Given task: The material below should be written out in full and exactly; pictures stay out of the copy.
┌─ Provided material
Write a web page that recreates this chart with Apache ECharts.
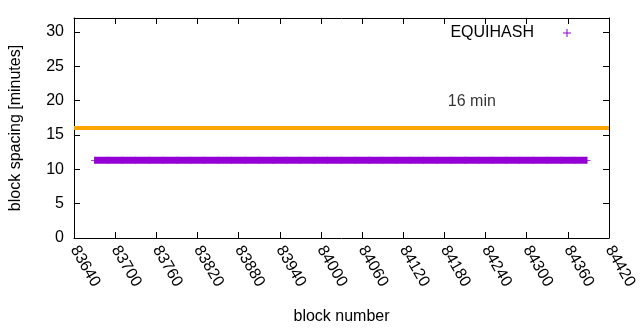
<!DOCTYPE html>
<html><head><meta charset="utf-8">
<script src="https://cdn.jsdelivr.net/npm/echarts@6/dist/echarts.min.js"></script>
<style>html,body{margin:0;padding:0;background:#fff}#c{width:640px;height:330px}</style>
</head><body><div id="c"></div>
<script>
var blocks = [83670,83690,83710,83730,83750,83770,83790,83810,83830,83850,83870,83890,83910,83930,83950,83970,83990,84010,84030,84050,84070,84090,84110,84130,84150,84170,84190,84210,84230,84250,84270,84290,84310,84330,84350,84370,84388];
var spacing = [11.3,11.3,11.3,11.3,11.3,11.3,11.3,11.3,11.3,11.3,11.3,11.3,11.3,11.3,11.3,11.3,11.3,11.3,11.3,11.3,11.3,11.3,11.3,11.3,11.3,11.3,11.3,11.3,11.3,11.3,11.3,11.3,11.3,11.3,11.3,11.3,11.3];
var targetX = [83640, 84420];
var targetY = [16, 16];
var targetLabel = "16 min";
var targetLabelPos = [84185, 19.8];
var seriesName = "EQUIHASH";

var font = "Liberation Sans";
var fs = 16;
var plus = 'path://M0,3.5H8V4.5H0Z M3.5,0H4.5V8H3.5Z';
var chart = echarts.init(document.getElementById('c'));
var axisCommon = {
  axisLine:{show:true,onZero:false,lineStyle:{color:'#000',width:1}},
  axisTick:{show:true,inside:true,length:6,lineStyle:{color:'#000'}},
  splitLine:{show:false}
};
function yfmt(v){ return (v % 5 === 0) ? String(v) : ''; }
chart.setOption({
  animation:false,
  grid:{left:73,right:31,top:18,bottom:92},
  legend:{
    data:[{name:seriesName,icon:plus}],
    right:64, top:20, align:'right', itemWidth:8, itemHeight:8,
    textStyle:{fontFamily:font,fontSize:fs,color:'#000',padding:[0,24,0,0]}
  },
  xAxis:[
    Object.assign({type:'value',min:83640,max:84420,interval:60,position:'bottom',
      name:'block number',nameLocation:'middle',nameGap:71,
      nameTextStyle:{fontFamily:font,fontSize:fs,color:'#000'},
      axisLabel:{rotate:-60,margin:9,fontFamily:font,fontSize:fs,color:'#000',
        formatter:function(v){return String(v);}}},axisCommon),
    Object.assign({type:'value',min:83640,max:84420,interval:60,position:'top',
      axisLabel:{show:false}},axisCommon)
  ],
  yAxis:[
    Object.assign({type:'value',min:0,max:32,interval:5,position:'left',
      name:'block spacing [minutes]',nameLocation:'middle',nameGap:50,
      nameTextStyle:{fontFamily:font,fontSize:fs,color:'#000'},
      axisLabel:{margin:10,fontFamily:font,fontSize:fs,color:'#000',formatter:yfmt}},axisCommon),
    Object.assign({type:'value',min:0,max:32,interval:5,position:'right',
      axisLabel:{show:false}},axisCommon)
  ],
  series:[
    {type:'line',name:'target',data:targetX.map(function(x,i){return [x,targetY[i]];}),
     symbol:'none',lineStyle:{color:'#ffa500',width:4},z:2},
    {type:'line',name:seriesName,data:blocks.map(function(x,i){return [x,spacing[i]];}),
     symbol:plus,symbolSize:7,showSymbol:true,
     itemStyle:{color:'#9400d3'},lineStyle:{color:'#9400d3',width:7},z:3},
    {type:'scatter',name:'label',data:[targetLabelPos],symbolSize:0,
     label:{show:true,position:'right',distance:0,formatter:targetLabel,
       fontFamily:font,fontSize:fs,color:'#000'}}
  ]
});
</script></body></html>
└─
Complete output:
Write a web page that recreates this chart with Apache ECharts.
<!DOCTYPE html>
<html><head><meta charset="utf-8">
<script src="https://cdn.jsdelivr.net/npm/echarts@6/dist/echarts.min.js"></script>
<style>html,body{margin:0;padding:0;background:#fff}#c{width:640px;height:330px}</style>
</head><body><div id="c"></div>
<script>
var blocks = [83670,83690,83710,83730,83750,83770,83790,83810,83830,83850,83870,83890,83910,83930,83950,83970,83990,84010,84030,84050,84070,84090,84110,84130,84150,84170,84190,84210,84230,84250,84270,84290,84310,84330,84350,84370,84388];
var spacing = [11.3,11.3,11.3,11.3,11.3,11.3,11.3,11.3,11.3,11.3,11.3,11.3,11.3,11.3,11.3,11.3,11.3,11.3,11.3,11.3,11.3,11.3,11.3,11.3,11.3,11.3,11.3,11.3,11.3,11.3,11.3,11.3,11.3,11.3,11.3,11.3,11.3];
var targetX = [83640, 84420];
var targetY = [16, 16];
var targetLabel = "16 min";
var targetLabelPos = [84185, 19.8];
var seriesName = "EQUIHASH";

var font = "Liberation Sans";
var fs = 16;
var plus = 'path://M0,3.5H8V4.5H0Z M3.5,0H4.5V8H3.5Z';
var chart = echarts.init(document.getElementById('c'));
var axisCommon = {
  axisLine:{show:true,onZero:false,lineStyle:{color:'#000',width:1}},
  axisTick:{show:true,inside:true,length:6,lineStyle:{color:'#000'}},
  splitLine:{show:false}
};
function yfmt(v){ return (v % 5 === 0) ? String(v) : ''; }
chart.setOption({
  animation:false,
  grid:{left:73,right:31,top:18,bottom:92},
  legend:{
    data:[{name:seriesName,icon:plus}],
    right:64, top:20, align:'right', itemWidth:8, itemHeight:8,
    textStyle:{fontFamily:font,fontSize:fs,color:'#000',padding:[0,24,0,0]}
  },
  xAxis:[
    Object.assign({type:'value',min:83640,max:84420,interval:60,position:'bottom',
      name:'block number',nameLocation:'middle',nameGap:71,
      nameTextStyle:{fontFamily:font,fontSize:fs,color:'#000'},
      axisLabel:{rotate:-60,margin:9,fontFamily:font,fontSize:fs,color:'#000',
        formatter:function(v){return String(v);}}},axisCommon),
    Object.assign({type:'value',min:83640,max:84420,interval:60,position:'top',
      axisLabel:{show:false}},axisCommon)
  ],
  yAxis:[
    Object.assign({type:'value',min:0,max:32,interval:5,position:'left',
      name:'block spacing [minutes]',nameLocation:'middle',nameGap:50,
      nameTextStyle:{fontFamily:font,fontSize:fs,color:'#000'},
      axisLabel:{margin:10,fontFamily:font,fontSize:fs,color:'#000',formatter:yfmt}},axisCommon),
    Object.assign({type:'value',min:0,max:32,interval:5,position:'right',
      axisLabel:{show:false}},axisCommon)
  ],
  series:[
    {type:'line',name:'target',data:targetX.map(function(x,i){return [x,targetY[i]];}),
     symbol:'none',lineStyle:{color:'#ffa500',width:4},z:2},
    {type:'line',name:seriesName,data:blocks.map(function(x,i){return [x,spacing[i]];}),
     symbol:plus,symbolSize:7,showSymbol:true,
     itemStyle:{color:'#9400d3'},lineStyle:{color:'#9400d3',width:7},z:3},
    {type:'scatter',name:'label',data:[targetLabelPos],symbolSize:0,
     label:{show:true,position:'right',distance:0,formatter:targetLabel,
       fontFamily:font,fontSize:fs,color:'#000'}}
  ]
});
</script></body></html>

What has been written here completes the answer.